When to use inplace vs overwritting original dataframe?

While cleaning a dataframe for this course I am instructed to reassign the dataframe to itself after dropping a column. In previous courses they have said that assigning a dataframe back to itself without using .copy() can cause issues, so I am wondering when is it best/appropriate to use each: overwriting vs using inplace.

Screen Link:


combined = combined.drop("REGION_x", axis=1)


combined.drop("REGION_x", axis=1,inplace=True)
1 Like

Hi @anna.strahl,

I think those two are separate issues:

  1. .copy vs no copy
  2. copy and assign vs inplace

I’ll answer the second before the first.

It’s not exactly “overwriting vs using inplace” but “create a copy and then assign back to the original data frame vs modifying immediately”. Both methods overwrite the original data frame but the non-inplace creates a copy before overwriting, while the inplace overwrites immediately.

inplace is ideal when we only want to use one single version of a data frame. For example, if we want to modify just the combined throughout the whole project, yeah, use inplace all the time when available.

Using just inplace is useful for performance reasons as well, because we don’t need to create copies of combined all the time just to assign it back to combined again. If the combined data frame is big, it’s possible that the non-inplace functions/methods to be slower because they’ll need to create a copy of the big data frame first and then modify that. inplace skips all that and directly modifies the data frame.

Related to your question is that most of the time we want different versions of a data frame while at the same time we want to maintain the original data frame. In those situations, inplace is not ideal. We want to create a modified copy of the original and then assign it to a different variable.

With that said, I recently realized that the discussion on the use ofinplace is more nuanced and what I mentioned is what some pandas users believe about inplace. Here’s one StackOverflow thread that touches on the more technical (and possibly harmful) aspect of inplace usage:

The issues they mention is more about preventing the accidental modification of a data frame. Depending on how you index a data frame, the returned data frame might return a copy or a reference.

A copy of a data frame is independent from the original data frame. Modifying it won’t modify the original data frame. The behavior is different for a reference in which modifying the reference will modify the original data frame.

The most common way a copy is returned is when you use chaining especially when indexing.

Let’s use this Dataquest practice screen as an example. Below is a chained assignment:

people[people.Name == 'Jin']['Age'] = 10

The above will not modify the people data frame because the chained indexing returns a copy thus only the copy is modified.

To modify the people data frame, you’ll need to use only a single indexing operation which can be done with .loc:

people.loc[people.Name == 'Jin', 'Age'] = 10

Every indexing should be done inside that single loc if you want to modify the reference, thus the following won’t work:

people.loc[people.Name == 'Jin']['Age'] = 10

But chaining can manifest itself as hidden chaining.

I’m going to use a different example which is the eBay project.

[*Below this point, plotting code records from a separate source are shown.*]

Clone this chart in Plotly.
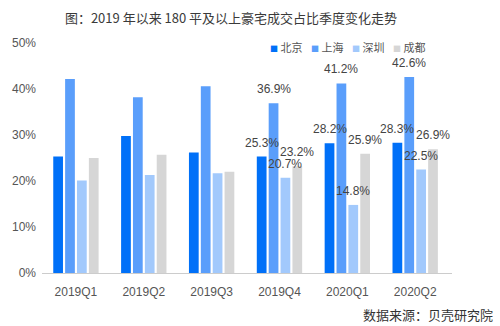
import plotly.graph_objects as go

quarters = ["2019Q1", "2019Q2", "2019Q3", "2019Q4", "2020Q1", "2020Q2"]
series_names = ["北京", "上海", "深圳", "成都"]
beijing = [25.3, 29.8, 26.2, 25.3, 28.2, 28.3]
shanghai = [42.2, 38.2, 40.6, 36.9, 41.2, 42.6]
shenzhen = [20.1, 21.3, 21.7, 20.7, 14.8, 22.5]
chengdu = [25.0, 25.7, 22.0, 23.2, 25.9, 26.9]
labeled_quarters = ["2019Q4", "2020Q1", "2020Q2"]
y_ticks = [0, 10, 20, 30, 40, 50]
y_ticktext = ["0%", "10%", "20%", "30%", "40%", "50%"]
title_text = "图：2019 年以来 180 平及以上豪宅成交占比季度变化走势"
source_text = "数据来源：贝壳研究院"

colors = ["#0070F8", "#5A9EFB", "#A2C9FC", "#D6D6D6"]
all_values = [beijing, shanghai, shenzhen, chengdu]

BARGAP = 0.3
n = len(series_names)
slot = (1 - BARGAP) / n

fig = go.Figure()
for name, vals, c in zip(series_names, all_values, colors):
    fig.add_trace(go.Bar(x=quarters, y=vals, name=name, marker=dict(color=c, line=dict(width=0)),
                         showlegend=False))

annotations = []
for s, (vals) in enumerate(all_values):
    for i, q in enumerate(quarters):
        if q in labeled_quarters:
            annotations.append(dict(
                x=i + (s - (n - 1) / 2) * slot, y=vals[i], xref="x", yref="y",
                text=f"{vals[i]:.1f}%", showarrow=False, yshift=14, yanchor="middle",
                font=dict(family="Liberation Sans, Arial", size=12, color="#444444")))

# legend (custom compact)
leg_x0_px, leg_step_px = 266.7, 41.2
plot_l, plot_w = 38, 414
for s, (name, c) in enumerate(zip(series_names, colors)):
    annotations.append(dict(
        x=(leg_x0_px + s * leg_step_px - plot_l) / plot_w, y=0.981, xref="paper", yref="paper",
        xanchor="left", yanchor="middle", showarrow=False,
        text=f"<span style='color:{c};font-size:8px'>■</span> {name}",
        font=dict(family="Noto Sans CJK SC", size=11, color="#555555")))

annotations.append(dict(
    x=(495 - plot_l) / plot_w, y=-0.182, xref="paper", yref="paper", xanchor="right", yanchor="middle",
    showarrow=False, text=source_text,
    font=dict(family="Noto Sans CJK SC", size=13, color="#333333")))

fig.update_layout(
    width=500, height=326,
    margin=dict(l=38, r=48, t=43, b=53),
    paper_bgcolor="white", plot_bgcolor="white",
    barmode="group", bargap=BARGAP, bargroupgap=0.18,
    title=dict(text=title_text, x=231 / 500, xanchor="center", y=1 - 18 / 326, yanchor="middle",
               font=dict(family="Noto Sans CJK SC", size=13, color="#3a3a3a")),
    xaxis=dict(showline=True, linecolor="#CCCCCC", linewidth=1, showgrid=False, ticks="",
               ticklabelstandoff=8,
               tickfont=dict(family="Liberation Sans, Arial", size=12, color="#555555")),
    yaxis=dict(range=[0, 50], tickvals=y_ticks, ticktext=y_ticktext, showgrid=False,
               zeroline=False, showline=False, ticks="", ticklabelstandoff=5,
               tickfont=dict(family="Liberation Sans, Arial", size=12, color="#555555")),
    annotations=annotations,
)

fig.write_html("out.html")
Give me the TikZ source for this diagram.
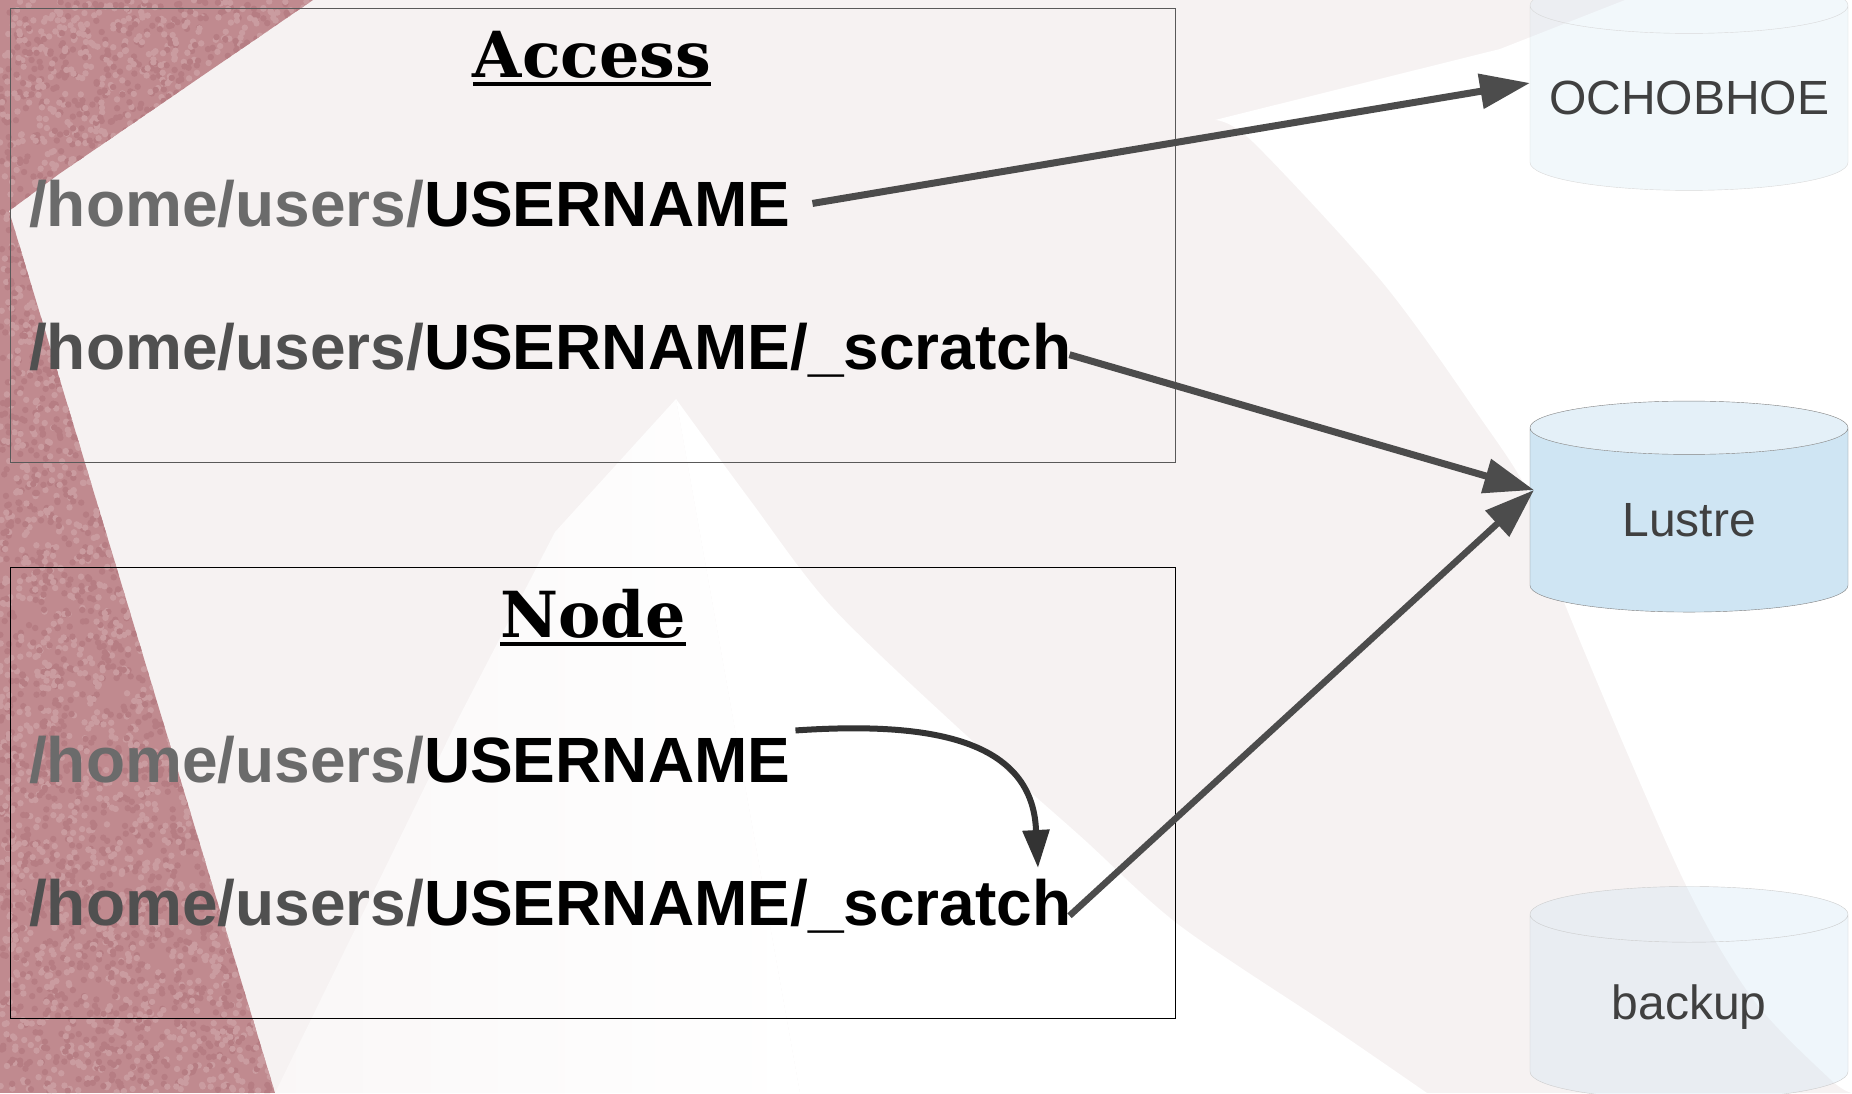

Consider the following code:

autos = pd.read_csv("autos.csv", encoding="Latin-1")
privat_autos = autos[autos['seller'] == 'privat']
privat_autos['seller'] = 'public'

On first glance, it seems that no chaining had happened. But chaining can happen across two lines. In the above, privat_autos becomes a copy because of the hidden chaining. As a result, it will be modified but autos will not.

That might be what you want, but in other situations you might want privat_autos to be a reference so that any change to privat_autos should also affect autos. pandas does not know your intentions so that’s why there’s a need for .copy to make your intention explicit. When you use .copy, pandas will know for certain that a copy is being returned so they do not need to worry if you are accidentally modifying a copy when you actually wanted to modify a reference.

Below, we’re making it clear to pandas that we want and know that any modification to privat_autos will not affect autos:

privat_autos = autos[autos['seller'] == 'privat'].copy()
privat_autos['seller'] = 'public'

The SettingWithCopyWarning is a warning and not an error as a result of my previous point. It’s warning pandas users to be clear about what they’re trying to do, but it won’t stop them from using pandas when the warning is ignored. Ignoring it might be fine in some projects which use a lot of copies; but if you want to use references, it’s best not to ignore the warning because you might be modifying copies instead of references.